All were to the same basic design, being of ‘gun tube’ type. In this design, the enriched uranium is divided into two elements, each too small to have the critical mass needed to produce an explosion. These two elements are positioned at opposite ends of a tube. At detonation, a conventional high explosive is used to blast one of these elements down the tube and into the other, creating critical mass and so generating a nuclear explosion.
The deterrence concept underlying the development of nuclear weapons was, first, to create uncertainty about whether the country had nuclear weapons or not, thereby complicating the strategic planning of the country’s foes. Secondly, if South Africa was subject to a major invasion anyway, Pretoria would secretly reveal the existence of the weapons to Western powers in the hope it would force them to intervene in the crisis.
Finally, the country could carry out a test detonation of a weapon as a warning.
“South African high government politicians and officials thought it would be crazy to actually use nuclear weapons – what would they be used against?” affirms Kemm. “And, if they were used, the USSR would retaliate.” Which raises a lot of questions – for example, if they were never meant to be used, why didn’t South Africa just resort to the much cheaper and simpler option of faking nuclear weapons? (Stumpf estimated the cost of the weapons programme to have been under R680-million in 1995 values.)
In 1989, FW de Klerk became President and, faced by a rapidly changing world, within a short period terminated the nuclear weapons programme. In line with the President’s decision, the Y-Plant was closed in February 1990 and the weapons were dismantled by June 1991. In July 1991, South Africa joined the NPT and supplied the IAEA with an initial inventory of its nuclear material (the highly enriched uranium retrieved from the weapons had been returned to the AEC) in October 1991.
SWORDS INTO PLOUGHSHARES
What advantages has South Africa gained from renouncing nuclear weapons and joining the NPT? For one thing, it eased the way to the conclusion of the African Nuclear Weapons Free (or Pelindaba) Treaty of 2009.
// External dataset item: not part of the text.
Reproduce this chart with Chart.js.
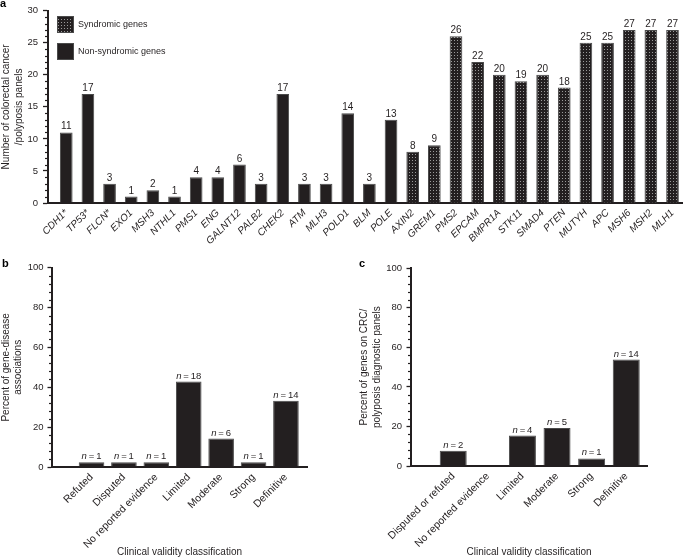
<!DOCTYPE html>
<html>
<head>
<meta charset="utf-8">
<script src="https://cdn.jsdelivr.net/npm/chart.js@4.4.0/dist/chart.umd.min.js"></script>
<style>
  html, body { margin: 0; padding: 0; background: #fff; }
  #page { position: relative; width: 685px; height: 558px; overflow: hidden; }
  canvas { position: absolute; }
</style>
</head>
<body>
<div id="page">
  <canvas id="chartA" width="685" height="250" style="left:0;top:0"></canvas>
  <canvas id="chartB" width="340" height="300" style="left:0;top:258px"></canvas>
  <canvas id="chartC" width="345" height="300" style="left:340px;top:258px"></canvas>
</div>
<script>
// --- panel a: number of CRC/polyposis panels listing each gene ---
const nonSyndromicGenes = ["CDH1*", "TP53*", "FLCN*", "EXO1", "MSH3", "NTHL1", "PMS1", "ENG", "GALNT12",
  "PALB2", "CHEK2", "ATM", "MLH3", "POLD1", "BLM", "POLE"];
const nonSyndromicCounts = [11, 17, 3, 1, 2, 1, 4, 4, 6, 3, 17, 3, 3, 14, 3, 13];
const syndromicGenes = ["AXIN2", "GREM1", "PMS2", "EPCAM", "BMPR1A", "STK11", "SMAD4", "PTEN", "MUTYH",
  "APC", "MSH6", "MSH2", "MLH1"];
const syndromicCounts = [8, 9, 26, 22, 20, 19, 20, 18, 25, 25, 27, 27, 27];
const countTicks = [0, 5, 10, 15, 20, 25, 30];

// --- panel b: gene-disease associations by clinical validity ---
const associationClasses = ["Refuted", "Disputed", "No reported evidence", "Limited", "Moderate", "Strong", "Definitive"];
const associationPercent = [2.4, 2.4, 2.4, 42.9, 14.3, 2.4, 33.3];
const associationN = [1, 1, 1, 18, 6, 1, 14];

// --- panel c: genes on diagnostic panels by clinical validity ---
const panelGeneClasses = ["Disputed or refuted", "No reported evidence", "Limited", "Moderate", "Strong", "Definitive"];
const panelGenePercent = [7.7, null, 15.4, 19.2, 3.8, 53.8];
const panelGeneN = [2, null, 4, 5, 1, 14];
const percentTicks = [0, 20, 40, 60, 80, 100];

const INK = "#231f20";
const FONT = "'Liberation Sans', Arial, Helvetica, sans-serif";
Chart.defaults.font.family = FONT;
Chart.defaults.color = INK;

// dark fill with small light dots for syndromic genes
function dottedFill() {
  const tile = document.createElement("canvas");
  tile.width = 3;
  tile.height = 3;
  const t = tile.getContext("2d");
  t.fillStyle = INK;
  t.fillRect(0, 0, 3, 3);
  t.fillStyle = "#9a9a9a";
  t.fillRect(1, 1, 1, 1);
  return t.createPattern(tile, "repeat");
}

// minor ticks, panel letter, value labels and (panel a) legend
const deco = {
  id: "deco",
  afterDraw(chart, args, o) {
    const ctx = chart.ctx;
    const y = chart.scales.y;
    ctx.save();

    ctx.strokeStyle = INK;
    ctx.lineWidth = 1.2;
    for (let v = y.min; v <= y.max; v += o.minorStep) {
      if (o.majors.includes(v)) continue;
      const py = Math.round(y.getPixelForValue(v)) + 0.5;
      ctx.beginPath();
      ctx.moveTo(y.right - o.minorLen, py);
      ctx.lineTo(y.right, py);
      ctx.stroke();
    }

    ctx.fillStyle = "#000";
    ctx.textBaseline = "alphabetic";
    ctx.textAlign = "left";
    ctx.font = "bold 11px " + FONT;
    ctx.fillText(o.letter, o.letterX, o.letterY);

    // labels above bars
    ctx.fillStyle = INK;
    chart.data.datasets.forEach((ds, di) => {
      chart.getDatasetMeta(di).data.forEach((bar, i) => {
        const lab = ds.valueLabels[i];
        if (lab == null) return;
        const by = bar.y - 3;
        if (o.nPrefix) {
          ctx.font = "italic 9.5px " + FONT;
          const wn = ctx.measureText("n").width;
          ctx.font = "9.5px " + FONT;
          const rest = "\u2009=\u2009" + lab;
          const wr = ctx.measureText(rest).width;
          const x0 = bar.x - (wn + wr) / 2;
          ctx.textAlign = "left";
          ctx.font = "italic 9.5px " + FONT;
          ctx.fillText("n", x0, by);
          ctx.font = "9.5px " + FONT;
          ctx.fillText(rest, x0 + wn, by);
        } else {
          ctx.font = "10px " + FONT;
          ctx.textAlign = "center";
          ctx.fillText(String(lab), bar.x, by);
        }
      });
    });

    if (o.legend) {
      const items = chart.data.datasets.slice().reverse();
      items.forEach((ds, k) => {
        const ly = 16 + k * 27;
        ctx.fillStyle = ds.backgroundColor;
        ctx.fillRect(57, ly, 17, 17);
        ctx.strokeStyle = "#4a4a4a";
        ctx.lineWidth = 1;
        ctx.strokeRect(57.5, ly + 0.5, 16, 16);
        ctx.fillStyle = INK;
        ctx.font = "9px " + FONT;
        ctx.textAlign = "left";
        ctx.textBaseline = "middle";
        ctx.fillText(ds.label, 78, ly + 8.5);
      });
    }
    ctx.restore();
  }
};

function panelOptions(c) {
  return {
    responsive: false,
    animation: false,
    events: [],
    layout: { padding: { top: c.padTop, right: c.padRight, left: 0, bottom: 0 } },
    datasets: {
      bar: {
        grouped: false,
        categoryPercentage: 1,
        barPercentage: c.barPct,
        borderWidth: 1,
        borderColor: "#4a4a4a",
        borderSkipped: "bottom"
      }
    },
    plugins: {
      legend: { display: false },
      tooltip: { enabled: false },
      deco: c.deco
    },
    scales: {
      x: {
        type: "linear",
        offset: false,
        min: c.xMin,
        max: c.xMax,
        afterBuildTicks: s => { s.ticks = c.labels.map((_, i) => ({ value: i })); },
        afterFit: s => { s.height = c.xHeight; },
        grid: { display: false, drawTicks: false, offset: false },
        border: { color: INK, width: 2 },
        ticks: {
          autoSkip: false,
          minRotation: 45,
          maxRotation: 45,
          padding: 4,
          color: INK,
          font: { size: c.xFont, style: c.italic ? "italic" : "normal" },
          callback: v => c.labels[v]
        },
        title: c.xTitle
          ? { display: true, text: c.xTitle, color: INK, font: { size: 10 }, padding: { top: 0, bottom: 0 } }
          : { display: false }
      },
      y: {
        min: 0,
        max: c.yTicks[c.yTicks.length - 1],
        afterBuildTicks: s => { s.ticks = c.yTicks.map(v => ({ value: v })); },
        afterFit: s => { s.width = c.yWidth; },
        grid: { drawOnChartArea: false, drawTicks: true, tickLength: c.majorLen, tickColor: INK, tickWidth: 1.3 },
        border: { color: INK, width: 2 },
        ticks: { padding: c.yPad, color: INK, font: { size: 9.5 } },
        title: {
          display: true,
          text: c.yTitle,
          color: INK,
          font: { size: 10, lineHeight: c.yTitleLH },
          padding: { top: c.yTitlePad, bottom: 0 }
        }
      }
    }
  };
}

// --- chart a ---
const allGenes = nonSyndromicGenes.concat(syndromicGenes);
new Chart(document.getElementById("chartA"), {
  type: "bar",
  data: {
    datasets: [
      {
        label: "Non-syndromic genes",
        data: nonSyndromicCounts.map((v, i) => ({ x: i, y: v })),
        valueLabels: nonSyndromicCounts,
        backgroundColor: INK
      },
      {
        label: "Syndromic genes",
        data: syndromicCounts.map((v, i) => ({ x: i + nonSyndromicGenes.length, y: v })),
        valueLabels: syndromicCounts,
        backgroundColor: dottedFill()
      }
    ]
  },
  options: panelOptions({
    padTop: 9, padRight: 0, barPct: 0.585,
    labels: allGenes, italic: true, xFont: 10, xMin: -0.843, xMax: 28.48, xHeight: 47,
    yTicks: countTicks, yWidth: 48, majorLen: 5, yPad: 5,
    yTitle: ["Number of colorectal cancer", "/polyposis panels"], yTitleLH: 1.35, yTitlePad: -1,
    deco: { minorStep: 1, majors: countTicks, minorLen: 3, letter: "a", letterX: 0, letterY: 7, legend: true }
  }),
  plugins: [deco]
});

// --- chart b ---
new Chart(document.getElementById("chartB"), {
  type: "bar",
  data: {
    datasets: [{
      label: "Gene-disease associations",
      data: associationPercent.map((v, i) => ({ x: i, y: v })),
      valueLabels: associationN,
      backgroundColor: INK
    }]
  },
  options: panelOptions({
    padTop: 9, padRight: 33, barPct: 0.79,
    labels: associationClasses, italic: false, xFont: 10.5, xMin: -1.22, xMax: 6.65, xHeight: 91,
    xTitle: "Clinical validity classification",
    yTicks: percentTicks, yWidth: 52, majorLen: 4.5, yPad: 4,
    yTitle: ["Percent of gene-disease", "associations"], yTitleLH: 1.2, yTitlePad: 0,
    deco: { minorStep: 4, majors: percentTicks, minorLen: 3, letter: "b", letterX: 2, letterY: 9, nPrefix: true }
  }),
  plugins: [deco]
});

// --- chart c ---
new Chart(document.getElementById("chartC"), {
  type: "bar",
  data: {
    datasets: [{
      label: "Genes on panels",
      data: panelGenePercent.map((v, i) => ({ x: i, y: v })),
      valueLabels: panelGeneN,
      backgroundColor: INK
    }]
  },
  options: panelOptions({
    padTop: 9, padRight: 38, barPct: 0.78,
    labels: panelGeneClasses, italic: false, xFont: 10.5, xMin: -1.22, xMax: 5.6, xHeight: 92,
    xTitle: "Clinical validity classification",
    yTicks: percentTicks, yWidth: 71, majorLen: 4.5, yPad: 4.5,
    yTitle: ["Percent of genes on CRC/", "polyposis diagnostic panels"], yTitleLH: 1.3, yTitlePad: 17.5,
    deco: { minorStep: 4, majors: percentTicks, minorLen: 3, letter: "c", letterX: 19, letterY: 9, nPrefix: true }
  }),
  plugins: [deco]
});
</script>
</body>
</html>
“The NPT forms the basis of global nuclear security,” points out South African Nuclear Energy Corporation (Necsa) CEO Dr Rob Adam. (The AEC was restructured into Necsa in 1999.) “By being part of the NPT club, we contribute to global security. The primary advantage to South Africa was the achievement of the moral high ground by being the first country to voluntarily dismantle a nuclear weapons programme. At the same time, South Africa, through Necsa, transferred the expertise and the highly enriched uranium from the weapons programme into bene- ficial, peaceful applications of nuclear technology by becoming a global market leader in the supply of radioisotopes for medical applications. The signing of the NPT also opened doors for the South African government and the nuclear industry to be accepted into a variety of international collaborative programmes relating to advanced nuclear energy technologies, such as the Generation IV International Forum and various IAEA programmes.”
“As a result of joining the NPT, South Africa got great credibility. It also gave South African nuclear science a great boost,” states Kemm. “The NPT allows South Africa to access various nuclear capabilities and nuclear facilities around the world. We’ve been a model of compliance. As a result, the world would not be afraid of South Africa going back into the business of uranium enrichment. We are now trusted.”